-------- Data for processing --------
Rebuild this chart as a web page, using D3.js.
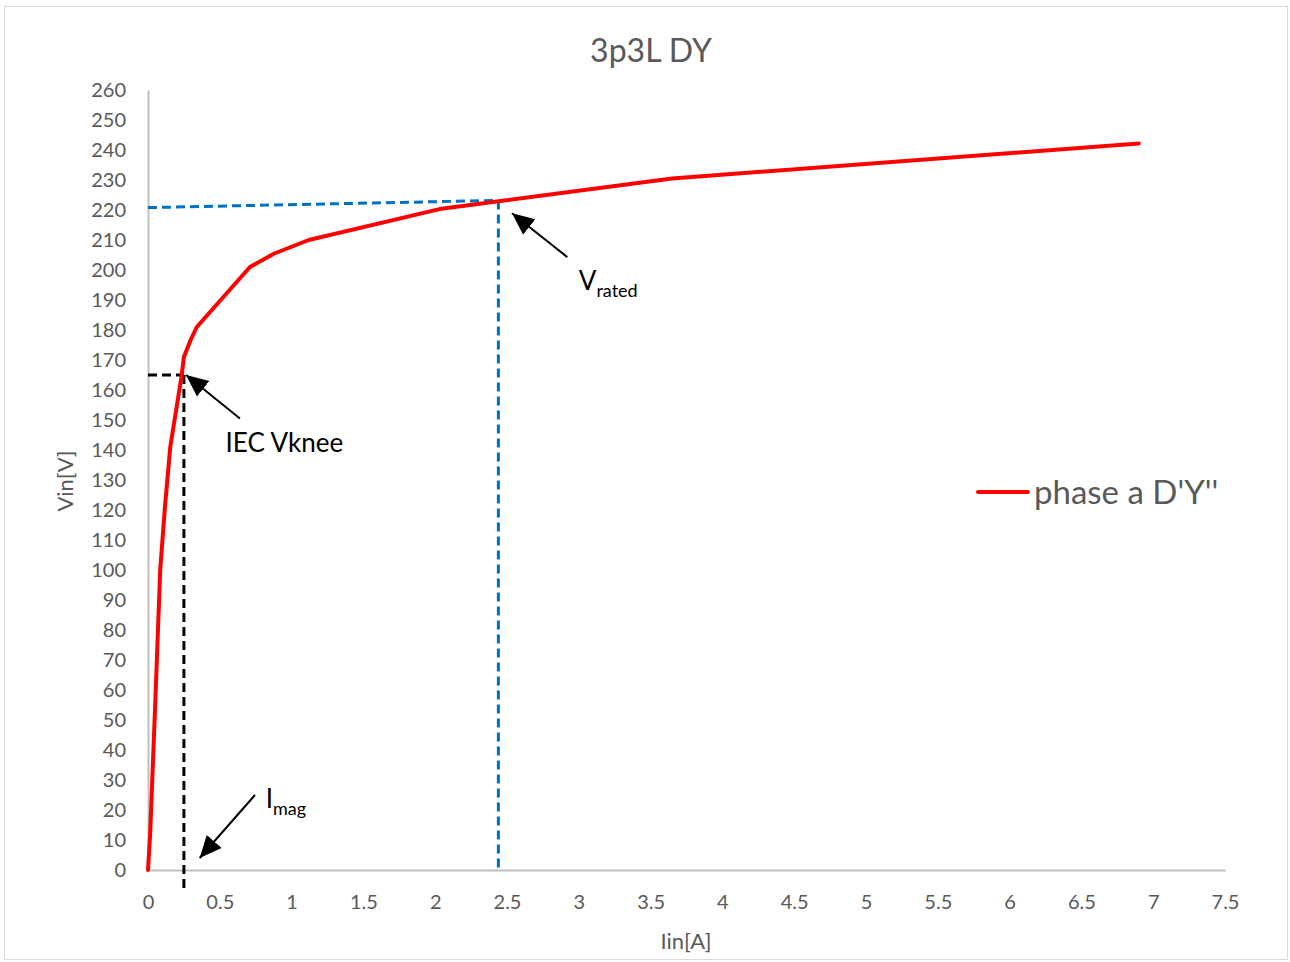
<!DOCTYPE html>
<html>
<head>
<meta charset="utf-8">
<script src="https://cdn.jsdelivr.net/npm/d3@7"></script>
<style>
  body { margin: 0; background: #fff; }
  svg text { font-family: Lato, "Open Sans", sans-serif; }
</style>
</head>
<body>
<svg width="1290" height="962"></svg>
<script>
// magnetising curve
const current = [0, 0.015, 0.05, 0.085, 0.118, 0.155, 0.235, 0.25, 0.3, 0.34, 0.71, 0.88, 1.12, 2.03, 3.65, 6.9];
const voltage = [0, 12, 55, 100, 121, 141, 165, 171, 177, 181, 201, 205.5, 210, 220.3, 230.5, 242.2];

const xTicks = [0, 0.5, 1, 1.5, 2, 2.5, 3, 3.5, 4, 4.5, 5, 5.5, 6, 6.5, 7, 7.5];
const yTicks = d3.range(0, 261, 10);

// guide lines [x1, y1, x2, y2] in data units
const kneeLines = [[0, 165, 0.25, 165], [0.25, 165, 0.25, -6]];
const ratedLines = [[0, 220.8, 2.44, 223.2], [2.44, 223.2, 2.44, 0]];

// annotations: tail and tip of arrow, label position (data units)
const notes = [
  {main: "IEC Vknee", sub: "", tail: [0.64, 150.5], tip: [0.265, 165], at: [0.54, 139.3]},
  {main: "V", sub: "rated", tail: [2.92, 204.3], tip: [2.535, 218.9], at: [3.0, 193.3]},
  {main: "I", sub: "mag", tail: [0.745, 25], tip: [0.36, 4], at: [0.82, 20.7]}
];

const seriesName = "phase a D'Y''";

function main() {
  const svg = d3.select("svg");
  const margin = {top: 90, right: 65, bottom: 92, left: 148};
  const width = 1290, height = 962;

  svg.append("rect")
    .attr("x", 4.5).attr("y", 6.5).attr("width", 1283).attr("height", 953)
    .attr("fill", "#fff").attr("stroke", "#d9d9d9");

  const x = d3.scaleLinear().domain([0, 7.5]).range([margin.left, width - margin.right]);
  const y = d3.scaleLinear().domain([0, 260]).range([height - margin.bottom, margin.top]);

  // axes
  const xAxis = svg.append("g")
    .attr("transform", `translate(0,${y(0)})`)
    .call(d3.axisBottom(x).tickValues(xTicks).tickSize(0).tickPadding(25).tickFormat(d3.format("")));
  xAxis.select(".domain").attr("stroke", "#bfbfbf").attr("stroke-width", 2);
  xAxis.selectAll("text").attr("fill", "#595959").attr("font-size", 20);

  const yAxis = svg.append("g")
    .attr("transform", `translate(${x(0)},0)`)
    .call(d3.axisLeft(y).tickValues(yTicks).tickSize(0).tickPadding(22));
  yAxis.select(".domain").attr("stroke", "#bfbfbf").attr("stroke-width", 2);
  yAxis.selectAll("text").attr("fill", "#595959").attr("font-size", 20);

  // titles
  svg.append("text").attr("x", 651).attr("y", 62).attr("text-anchor", "middle")
    .attr("fill", "#595959").attr("font-size", 32).text("3p3L DY");
  svg.append("text").attr("x", 686).attr("y", 949).attr("text-anchor", "middle")
    .attr("fill", "#595959").attr("font-size", 22).text("Iin[A]");
  svg.append("text").attr("transform", "translate(73,481) rotate(-90)")
    .attr("text-anchor", "middle")
    .attr("fill", "#595959").attr("font-size", 22).text("Vin[V]");

  // guide lines
  const guide = (data, color) => svg.append("g").selectAll("line").data(data).join("line")
    .attr("x1", (d) => x(d[0])).attr("y1", (d) => y(d[1]))
    .attr("x2", (d) => x(d[2])).attr("y2", (d) => y(d[3]))
    .attr("stroke", color).attr("stroke-width", 3).attr("stroke-dasharray", "9,5");
  guide(ratedLines, "#0070c0");
  guide(kneeLines, "#000");

  // curve
  const pts = current.map((c, i) => [c, voltage[i]]);
  svg.append("path")
    .datum(pts)
    .attr("fill", "none")
    .attr("stroke", "#ff0000")
    .attr("stroke-width", 4)
    .attr("stroke-linejoin", "round")
    .attr("stroke-linecap", "round")
    .attr("d", d3.line().x((d) => x(d[0])).y((d) => y(d[1])));

  // arrows
  svg.append("defs").append("marker")
    .attr("id", "head").attr("viewBox", "0 0 10 10")
    .attr("refX", 10).attr("refY", 5)
    .attr("markerWidth", 22).attr("markerHeight", 22)
    .attr("markerUnits", "userSpaceOnUse")
    .attr("orient", "auto")
    .append("path").attr("d", "M0,0.5 L10,5 L0,9.5 z").attr("fill", "#000");

  svg.append("g").selectAll("line").data(notes).join("line")
    .attr("x1", (d) => x(d.tail[0])).attr("y1", (d) => y(d.tail[1]))
    .attr("x2", (d) => x(d.tip[0])).attr("y2", (d) => y(d.tip[1]))
    .attr("stroke", "#000").attr("stroke-width", 2)
    .attr("marker-end", "url(#head)");

  const lab = svg.append("g").selectAll("text").data(notes).join("text")
    .attr("x", (d) => x(d.at[0])).attr("y", (d) => y(d.at[1]))
    .attr("fill", "#000").attr("font-size", 26);
  lab.append("tspan").text((d) => d.main);
  lab.filter((d) => d.sub).append("tspan")
    .attr("dy", 7).attr("font-size", 18).text((d) => d.sub);

  // legend
  svg.append("line").attr("x1", 978).attr("x2", 1028).attr("y1", 492).attr("y2", 492)
    .attr("stroke", "#ff0000").attr("stroke-width", 4).attr("stroke-linecap", "round");
  svg.append("text").attr("x", 1034).attr("y", 504)
    .attr("fill", "#595959").attr("font-size", 33).text(seriesName);
}

main();
</script>
</body>
</html>
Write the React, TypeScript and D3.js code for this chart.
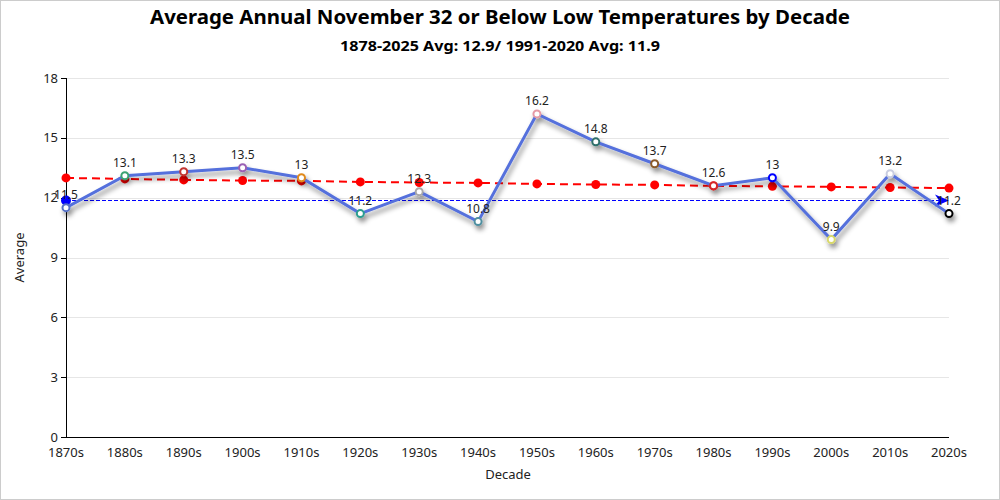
import React from "react";
import * as d3 from "d3";

const decades = ["1870s","1880s","1890s","1900s","1910s","1920s","1930s","1940s","1950s","1960s","1970s","1980s","1990s","2000s","2010s","2020s"];
const averages = [11.5,13.1,13.3,13.5,13,11.2,12.3,10.8,16.2,14.8,13.7,12.6,13,9.9,13.2,11.2];
const trend = [12.99,12.94,12.89,12.86,12.84,12.79,12.76,12.74,12.69,12.66,12.64,12.59,12.57,12.54,12.51,12.48];
const markerColors = ["#5470c6","#3ba272","#c23531","#9a60b4","#e08a1e","#2a9d8f","#a8a8a8","#4f8fa0","#e59aa6","#2f6f6a","#8b5a2b","#d62728","#0000ff","#d8d86a","#c8cce0","#000000"];
const normal = 11.9;
const yTicks = [0,3,6,9,12,15,18];

const W = 1000, H = 500;
const M = { left: 66, right: 51, top: 78, bottom: 63 };

export default function App() {
  const x = d3.scalePoint<string>().domain(decades).range([M.left, W - M.right]);
  const y = d3.scaleLinear().domain([0, 18]).range([H - M.bottom, M.top]);
  const line = d3.line<number>().x((_, i) => x(decades[i])!).y(d => y(d));
  const font = "'Noto Sans', 'Open Sans', sans-serif";
  const x0 = M.left, x1 = W - M.right;
  const yn = Math.round(y(normal)) + 0.5;
  return (
    <svg width={W} height={H} style={{ position: "absolute", left: 0, top: 0, fontFamily: font }}>
      <defs>
        <filter id="sh" x="-20%" y="-20%" width="140%" height="160%">
          <feDropShadow dx="2" dy="4" stdDeviation="2.5" floodColor="#000" floodOpacity="0.45" />
        </filter>
      </defs>
      <rect x={0.5} y={0.5} width={W - 1} height={H - 1} fill="#fff" stroke="#ccc" />
      <text x={500} y={24} textAnchor="middle" fontSize={20} fontWeight="bold" fill="#000" textLength={700} lengthAdjust="spacingAndGlyphs">Average Annual November 32 or Below Low Temperatures by Decade</text>
      <text x={500} y={51} textAnchor="middle" fontSize={15} fontWeight="bold" fill="#000" textLength={320} lengthAdjust="spacingAndGlyphs">1878-2025 Avg: 12.9/ 1991-2020 Avg: 11.9</text>
      {yTicks.map(t => (
        <g key={t}>
          {t > 0 && <line x1={x0} x2={x1} y1={Math.round(y(t)) + 0.5} y2={Math.round(y(t)) + 0.5} stroke="#e6e6e6" />}
          <line x1={x0 - 5} x2={x0} y1={Math.round(y(t)) + 0.5} y2={Math.round(y(t)) + 0.5} stroke="#000" />
          <text x={x0 - 8} y={y(t) + 4.5} textAnchor="end" fontSize={13} fill="#222">{t}</text>
        </g>
      ))}
      <line x1={x0 + 0.5} x2={x0 + 0.5} y1={M.top} y2={H - M.bottom} stroke="#000" />
      <line x1={x0} x2={x1} y1={H - M.bottom + 0.5} y2={H - M.bottom + 0.5} stroke="#000" />
      {decades.map(d => (
        <text key={d} x={x(d)!} y={H - M.bottom + 20} textAnchor="middle" fontSize={13} fill="#222">{d}</text>
      ))}
      <text x={508} y={479} textAnchor="middle" fontSize={13} fill="#222">Decade</text>
      <text transform={`translate(24,${(M.top + H - M.bottom) / 2}) rotate(-90)`} textAnchor="middle" fontSize={13} fill="#222">Average</text>
      {/* normal line */}
      <line x1={x0} x2={x1 - 8} y1={yn} y2={yn} stroke="#0000ff" strokeWidth={1} strokeDasharray="4,2" />
      <circle cx={x0} cy={yn} r={5} fill="#0000ff" />
      <path d={`M${x1 - 14},${yn - 6} L${x1},${yn} L${x1 - 14},${yn + 6} L${x1 - 10},${yn} Z`} fill="#0000ff" />
      {/* trend */}
      <path d={line(trend)!} fill="none" stroke="#ff0000" strokeWidth={2} strokeDasharray="8,5" />
      {trend.map((v, i) => (
        <circle key={i} cx={x(decades[i])!} cy={y(v)} r={4.5} fill="#ff0000" />
      ))}
      {/* main series */}
      <g filter="url(#sh)">
        <path d={line(averages)!} fill="none" stroke="#5470dc" strokeWidth={3} />
        {averages.map((v, i) => (
          <circle key={i} cx={x(decades[i])!} cy={y(v)} r={3.5} fill="#fff" stroke={markerColors[i]} strokeWidth={2} />
        ))}
      </g>
      {averages.map((v, i) => (
        <text key={i} x={x(decades[i])!} y={y(v) - 9} textAnchor="middle" fontSize={12} fill="#222">{v}</text>
      ))}
    </svg>
  );
}
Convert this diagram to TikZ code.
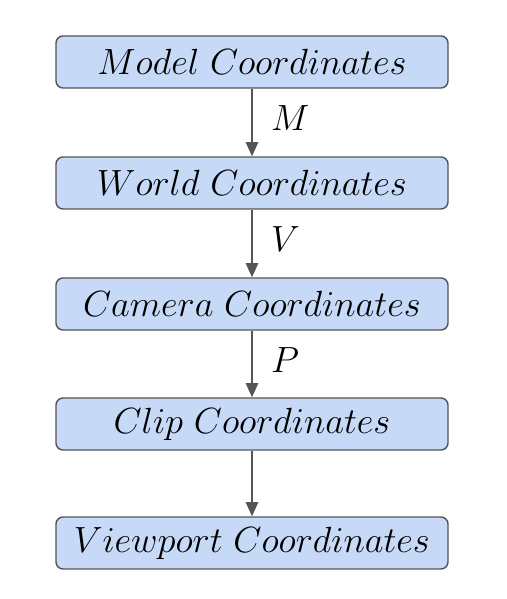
\documentclass[tikz,border=0pt]{standalone}
\usepackage{amsmath}
\usepackage{amssymb}
\usepackage{tikz}
\usetikzlibrary{arrows.meta}

\definecolor{boxfill}{HTML}{C6D9F6}
\definecolor{boxline}{HTML}{555555}

\tikzset{
    coordbox/.style={draw=boxline, fill=boxfill, line width=0.8pt, rounded corners=4pt,
        minimum width=7.84cm, minimum height=1.04cm, inner sep=0pt,
        font=\fontsize{20.3}{24}\selectfont},
    maparrow/.style={draw=boxline, line width=1pt, -{Triangle[length=8pt,width=7pt]}},
    maplabel/.style={right, font=\fontsize{20.3}{24}\selectfont, xshift=7pt, yshift=2.3pt}
}

\begin{document}
\begin{tikzpicture}
            \useasboundingbox (-5.04, -10.74) rectangle (5.08, 1.24);

            \node[coordbox] (model) at (0, 0) {$Model\ Coordinates$};
            \node[coordbox] (world) at (0, -2.42cm) {$World\ Coordinates$};
            \node[coordbox] (camera) at (0, -4.84cm) {$Camera\ Coordinates$};
            \node[coordbox] (clip) at (0, -7.24cm) {$Clip\ Coordinates$};
            \node[coordbox] (viewport) at (0, -9.62cm) {$Viewport\ Coordinates$};

            \draw[maparrow] (model) to node[maplabel] (lm) {$M$} (world);
            \draw[maparrow] (world) to node[maplabel] (lv) {$V$} (camera);
            \draw[maparrow] (camera) to node[maplabel] (lp) {$P$} (clip);
            \draw[maparrow] (clip) to (viewport);
        \end{tikzpicture}
\end{document}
--------
What is required: Skip all pictures. Output only the lines from the one containing "Write the React, TypeScript" to the one containing "78, bottom: 63", both lines included.

Result for this task:
Write the React, TypeScript and D3.js code for this chart.
import React from "react";
import * as d3 from "d3";

const decades = ["1870s","1880s","1890s","1900s","1910s","1920s","1930s","1940s","1950s","1960s","1970s","1980s","1990s","2000s","2010s","2020s"];
const averages = [11.5,13.1,13.3,13.5,13,11.2,12.3,10.8,16.2,14.8,13.7,12.6,13,9.9,13.2,11.2];
const trend = [12.99,12.94,12.89,12.86,12.84,12.79,12.76,12.74,12.69,12.66,12.64,12.59,12.57,12.54,12.51,12.48];
const markerColors = ["#5470c6","#3ba272","#c23531","#9a60b4","#e08a1e","#2a9d8f","#a8a8a8","#4f8fa0","#e59aa6","#2f6f6a","#8b5a2b","#d62728","#0000ff","#d8d86a","#c8cce0","#000000"];
const normal = 11.9;
const yTicks = [0,3,6,9,12,15,18];

const W = 1000, H = 500;
const M = { left: 66, right: 51, top: 78, bottom: 63 };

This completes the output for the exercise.